--- What you should do ---
Make an exact transcription of the material, leaving out all images.

--- Dataset extract ---

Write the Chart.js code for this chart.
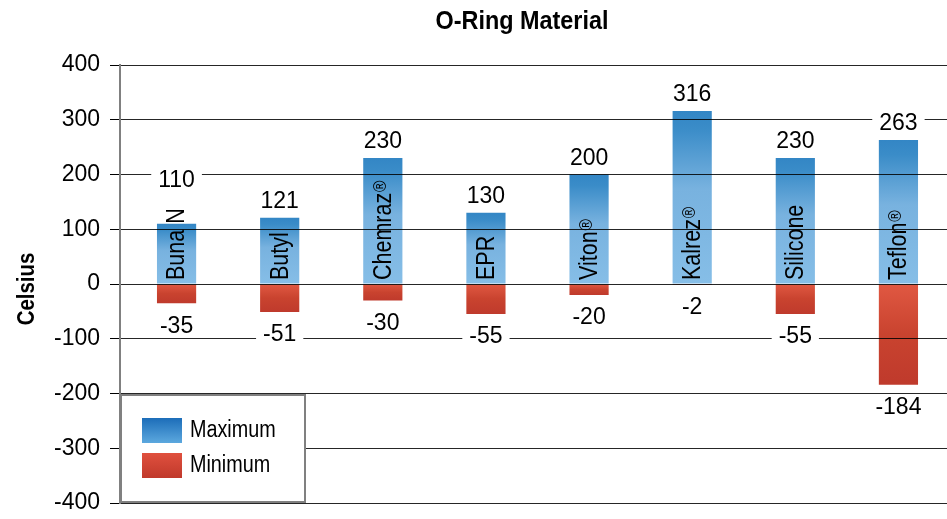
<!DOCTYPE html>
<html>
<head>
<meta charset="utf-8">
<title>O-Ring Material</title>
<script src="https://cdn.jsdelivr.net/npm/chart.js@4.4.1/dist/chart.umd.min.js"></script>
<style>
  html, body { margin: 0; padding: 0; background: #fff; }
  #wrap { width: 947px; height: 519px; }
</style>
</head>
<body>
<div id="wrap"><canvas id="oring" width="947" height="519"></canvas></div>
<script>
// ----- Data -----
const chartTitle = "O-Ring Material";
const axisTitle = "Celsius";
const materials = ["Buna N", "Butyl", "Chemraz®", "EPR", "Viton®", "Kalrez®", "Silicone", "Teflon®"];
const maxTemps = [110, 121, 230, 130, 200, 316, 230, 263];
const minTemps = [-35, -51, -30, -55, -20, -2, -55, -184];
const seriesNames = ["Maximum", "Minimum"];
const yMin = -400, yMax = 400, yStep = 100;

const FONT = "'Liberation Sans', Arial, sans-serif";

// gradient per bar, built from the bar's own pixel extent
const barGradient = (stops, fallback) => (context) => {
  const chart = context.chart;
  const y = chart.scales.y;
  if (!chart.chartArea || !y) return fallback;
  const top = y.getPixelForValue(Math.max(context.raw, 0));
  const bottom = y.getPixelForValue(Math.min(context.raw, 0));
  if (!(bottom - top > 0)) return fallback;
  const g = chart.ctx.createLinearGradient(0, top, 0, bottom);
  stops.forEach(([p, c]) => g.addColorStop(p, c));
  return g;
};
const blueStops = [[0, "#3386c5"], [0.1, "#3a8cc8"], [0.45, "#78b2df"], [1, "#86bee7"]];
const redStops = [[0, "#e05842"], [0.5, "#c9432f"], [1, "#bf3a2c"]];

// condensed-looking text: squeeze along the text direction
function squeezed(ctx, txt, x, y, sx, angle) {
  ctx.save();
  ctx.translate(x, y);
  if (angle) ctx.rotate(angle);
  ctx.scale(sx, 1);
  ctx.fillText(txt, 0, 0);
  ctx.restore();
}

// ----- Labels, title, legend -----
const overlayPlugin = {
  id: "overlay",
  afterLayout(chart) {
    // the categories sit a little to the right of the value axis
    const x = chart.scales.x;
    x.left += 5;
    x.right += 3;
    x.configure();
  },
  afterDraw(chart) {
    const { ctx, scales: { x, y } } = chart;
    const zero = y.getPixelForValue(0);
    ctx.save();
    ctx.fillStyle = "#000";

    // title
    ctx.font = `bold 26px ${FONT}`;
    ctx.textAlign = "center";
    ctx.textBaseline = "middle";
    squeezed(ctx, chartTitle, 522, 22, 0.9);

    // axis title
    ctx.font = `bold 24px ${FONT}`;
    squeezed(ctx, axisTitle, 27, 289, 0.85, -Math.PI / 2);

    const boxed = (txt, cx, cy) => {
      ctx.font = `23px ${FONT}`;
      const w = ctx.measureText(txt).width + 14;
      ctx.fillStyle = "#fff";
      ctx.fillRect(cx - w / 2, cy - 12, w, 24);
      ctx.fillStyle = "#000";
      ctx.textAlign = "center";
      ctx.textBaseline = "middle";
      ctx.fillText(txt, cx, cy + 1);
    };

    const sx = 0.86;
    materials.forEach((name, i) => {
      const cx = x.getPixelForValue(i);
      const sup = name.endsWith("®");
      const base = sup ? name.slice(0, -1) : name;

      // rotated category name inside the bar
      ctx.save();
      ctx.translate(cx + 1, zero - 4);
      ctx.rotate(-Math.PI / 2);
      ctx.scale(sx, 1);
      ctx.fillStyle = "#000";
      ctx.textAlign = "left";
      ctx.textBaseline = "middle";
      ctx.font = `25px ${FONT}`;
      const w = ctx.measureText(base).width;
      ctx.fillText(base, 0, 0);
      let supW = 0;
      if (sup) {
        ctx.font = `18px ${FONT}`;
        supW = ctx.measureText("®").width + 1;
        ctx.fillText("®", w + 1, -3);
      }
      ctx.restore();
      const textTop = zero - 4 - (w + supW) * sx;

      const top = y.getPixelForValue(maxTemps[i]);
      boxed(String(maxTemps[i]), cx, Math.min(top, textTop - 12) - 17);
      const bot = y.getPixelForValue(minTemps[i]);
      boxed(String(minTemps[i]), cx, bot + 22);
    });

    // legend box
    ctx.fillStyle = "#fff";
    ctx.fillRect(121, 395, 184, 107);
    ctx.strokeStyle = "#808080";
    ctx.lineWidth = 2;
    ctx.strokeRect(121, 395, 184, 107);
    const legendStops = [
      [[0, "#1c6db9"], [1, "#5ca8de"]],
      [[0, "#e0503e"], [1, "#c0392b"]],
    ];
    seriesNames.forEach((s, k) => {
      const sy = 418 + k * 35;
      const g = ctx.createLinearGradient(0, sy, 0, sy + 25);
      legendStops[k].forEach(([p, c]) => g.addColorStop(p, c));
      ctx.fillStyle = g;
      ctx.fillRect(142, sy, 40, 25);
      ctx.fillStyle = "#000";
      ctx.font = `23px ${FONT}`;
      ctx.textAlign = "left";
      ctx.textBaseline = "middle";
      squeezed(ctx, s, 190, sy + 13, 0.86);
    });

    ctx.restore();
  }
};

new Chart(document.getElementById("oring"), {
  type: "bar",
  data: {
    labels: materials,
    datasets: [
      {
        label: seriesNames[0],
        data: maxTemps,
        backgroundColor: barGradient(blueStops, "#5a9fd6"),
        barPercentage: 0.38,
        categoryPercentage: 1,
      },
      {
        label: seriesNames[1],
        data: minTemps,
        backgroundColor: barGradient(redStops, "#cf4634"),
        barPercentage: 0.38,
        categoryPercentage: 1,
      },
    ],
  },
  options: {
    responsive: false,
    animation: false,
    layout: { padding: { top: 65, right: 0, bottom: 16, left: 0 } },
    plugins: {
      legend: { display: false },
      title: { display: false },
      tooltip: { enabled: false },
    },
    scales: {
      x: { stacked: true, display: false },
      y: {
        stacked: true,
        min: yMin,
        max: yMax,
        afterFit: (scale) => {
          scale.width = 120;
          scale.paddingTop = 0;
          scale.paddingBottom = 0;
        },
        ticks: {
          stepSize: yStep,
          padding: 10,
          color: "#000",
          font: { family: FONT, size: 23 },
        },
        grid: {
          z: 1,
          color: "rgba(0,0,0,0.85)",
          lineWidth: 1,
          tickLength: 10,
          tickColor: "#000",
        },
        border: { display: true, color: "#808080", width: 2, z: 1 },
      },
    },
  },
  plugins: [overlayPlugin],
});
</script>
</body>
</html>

--- Full solution ---
Write the Chart.js code for this chart.
<!DOCTYPE html>
<html>
<head>
<meta charset="utf-8">
<title>O-Ring Material</title>
<script src="https://cdn.jsdelivr.net/npm/chart.js@4.4.1/dist/chart.umd.min.js"></script>
<style>
  html, body { margin: 0; padding: 0; background: #fff; }
  #wrap { width: 947px; height: 519px; }
</style>
</head>
<body>
<div id="wrap"><canvas id="oring" width="947" height="519"></canvas></div>
<script>
// ----- Data -----
const chartTitle = "O-Ring Material";
const axisTitle = "Celsius";
const materials = ["Buna N", "Butyl", "Chemraz®", "EPR", "Viton®", "Kalrez®", "Silicone", "Teflon®"];
const maxTemps = [110, 121, 230, 130, 200, 316, 230, 263];
const minTemps = [-35, -51, -30, -55, -20, -2, -55, -184];
const seriesNames = ["Maximum", "Minimum"];
const yMin = -400, yMax = 400, yStep = 100;

const FONT = "'Liberation Sans', Arial, sans-serif";

// gradient per bar, built from the bar's own pixel extent
const barGradient = (stops, fallback) => (context) => {
  const chart = context.chart;
  const y = chart.scales.y;
  if (!chart.chartArea || !y) return fallback;
  const top = y.getPixelForValue(Math.max(context.raw, 0));
  const bottom = y.getPixelForValue(Math.min(context.raw, 0));
  if (!(bottom - top > 0)) return fallback;
  const g = chart.ctx.createLinearGradient(0, top, 0, bottom);
  stops.forEach(([p, c]) => g.addColorStop(p, c));
  return g;
};
const blueStops = [[0, "#3386c5"], [0.1, "#3a8cc8"], [0.45, "#78b2df"], [1, "#86bee7"]];
const redStops = [[0, "#e05842"], [0.5, "#c9432f"], [1, "#bf3a2c"]];

// condensed-looking text: squeeze along the text direction
function squeezed(ctx, txt, x, y, sx, angle) {
  ctx.save();
  ctx.translate(x, y);
  if (angle) ctx.rotate(angle);
  ctx.scale(sx, 1);
  ctx.fillText(txt, 0, 0);
  ctx.restore();
}

// ----- Labels, title, legend -----
const overlayPlugin = {
  id: "overlay",
  afterLayout(chart) {
    // the categories sit a little to the right of the value axis
    const x = chart.scales.x;
    x.left += 5;
    x.right += 3;
    x.configure();
  },
  afterDraw(chart) {
    const { ctx, scales: { x, y } } = chart;
    const zero = y.getPixelForValue(0);
    ctx.save();
    ctx.fillStyle = "#000";

    // title
    ctx.font = `bold 26px ${FONT}`;
    ctx.textAlign = "center";
    ctx.textBaseline = "middle";
    squeezed(ctx, chartTitle, 522, 22, 0.9);

    // axis title
    ctx.font = `bold 24px ${FONT}`;
    squeezed(ctx, axisTitle, 27, 289, 0.85, -Math.PI / 2);

    const boxed = (txt, cx, cy) => {
      ctx.font = `23px ${FONT}`;
      const w = ctx.measureText(txt).width + 14;
      ctx.fillStyle = "#fff";
      ctx.fillRect(cx - w / 2, cy - 12, w, 24);
      ctx.fillStyle = "#000";
      ctx.textAlign = "center";
      ctx.textBaseline = "middle";
      ctx.fillText(txt, cx, cy + 1);
    };

    const sx = 0.86;
    materials.forEach((name, i) => {
      const cx = x.getPixelForValue(i);
      const sup = name.endsWith("®");
      const base = sup ? name.slice(0, -1) : name;

      // rotated category name inside the bar
      ctx.save();
      ctx.translate(cx + 1, zero - 4);
      ctx.rotate(-Math.PI / 2);
      ctx.scale(sx, 1);
      ctx.fillStyle = "#000";
      ctx.textAlign = "left";
      ctx.textBaseline = "middle";
      ctx.font = `25px ${FONT}`;
      const w = ctx.measureText(base).width;
      ctx.fillText(base, 0, 0);
      let supW = 0;
      if (sup) {
        ctx.font = `18px ${FONT}`;
        supW = ctx.measureText("®").width + 1;
        ctx.fillText("®", w + 1, -3);
      }
      ctx.restore();
      const textTop = zero - 4 - (w + supW) * sx;

      const top = y.getPixelForValue(maxTemps[i]);
      boxed(String(maxTemps[i]), cx, Math.min(top, textTop - 12) - 17);
      const bot = y.getPixelForValue(minTemps[i]);
      boxed(String(minTemps[i]), cx, bot + 22);
    });

    // legend box
    ctx.fillStyle = "#fff";
    ctx.fillRect(121, 395, 184, 107);
    ctx.strokeStyle = "#808080";
    ctx.lineWidth = 2;
    ctx.strokeRect(121, 395, 184, 107);
    const legendStops = [
      [[0, "#1c6db9"], [1, "#5ca8de"]],
      [[0, "#e0503e"], [1, "#c0392b"]],
    ];
    seriesNames.forEach((s, k) => {
      const sy = 418 + k * 35;
      const g = ctx.createLinearGradient(0, sy, 0, sy + 25);
      legendStops[k].forEach(([p, c]) => g.addColorStop(p, c));
      ctx.fillStyle = g;
      ctx.fillRect(142, sy, 40, 25);
      ctx.fillStyle = "#000";
      ctx.font = `23px ${FONT}`;
      ctx.textAlign = "left";
      ctx.textBaseline = "middle";
      squeezed(ctx, s, 190, sy + 13, 0.86);
    });

    ctx.restore();
  }
};

new Chart(document.getElementById("oring"), {
  type: "bar",
  data: {
    labels: materials,
    datasets: [
      {
        label: seriesNames[0],
        data: maxTemps,
        backgroundColor: barGradient(blueStops, "#5a9fd6"),
        barPercentage: 0.38,
        categoryPercentage: 1,
      },
      {
        label: seriesNames[1],
        data: minTemps,
        backgroundColor: barGradient(redStops, "#cf4634"),
        barPercentage: 0.38,
        categoryPercentage: 1,
      },
    ],
  },
  options: {
    responsive: false,
    animation: false,
    layout: { padding: { top: 65, right: 0, bottom: 16, left: 0 } },
    plugins: {
      legend: { display: false },
      title: { display: false },
      tooltip: { enabled: false },
    },
    scales: {
      x: { stacked: true, display: false },
      y: {
        stacked: true,
        min: yMin,
        max: yMax,
        afterFit: (scale) => {
          scale.width = 120;
          scale.paddingTop = 0;
          scale.paddingBottom = 0;
        },
        ticks: {
          stepSize: yStep,
          padding: 10,
          color: "#000",
          font: { family: FONT, size: 23 },
        },
        grid: {
          z: 1,
          color: "rgba(0,0,0,0.85)",
          lineWidth: 1,
          tickLength: 10,
          tickColor: "#000",
        },
        border: { display: true, color: "#808080", width: 2, z: 1 },
      },
    },
  },
  plugins: [overlayPlugin],
});
</script>
</body>
</html>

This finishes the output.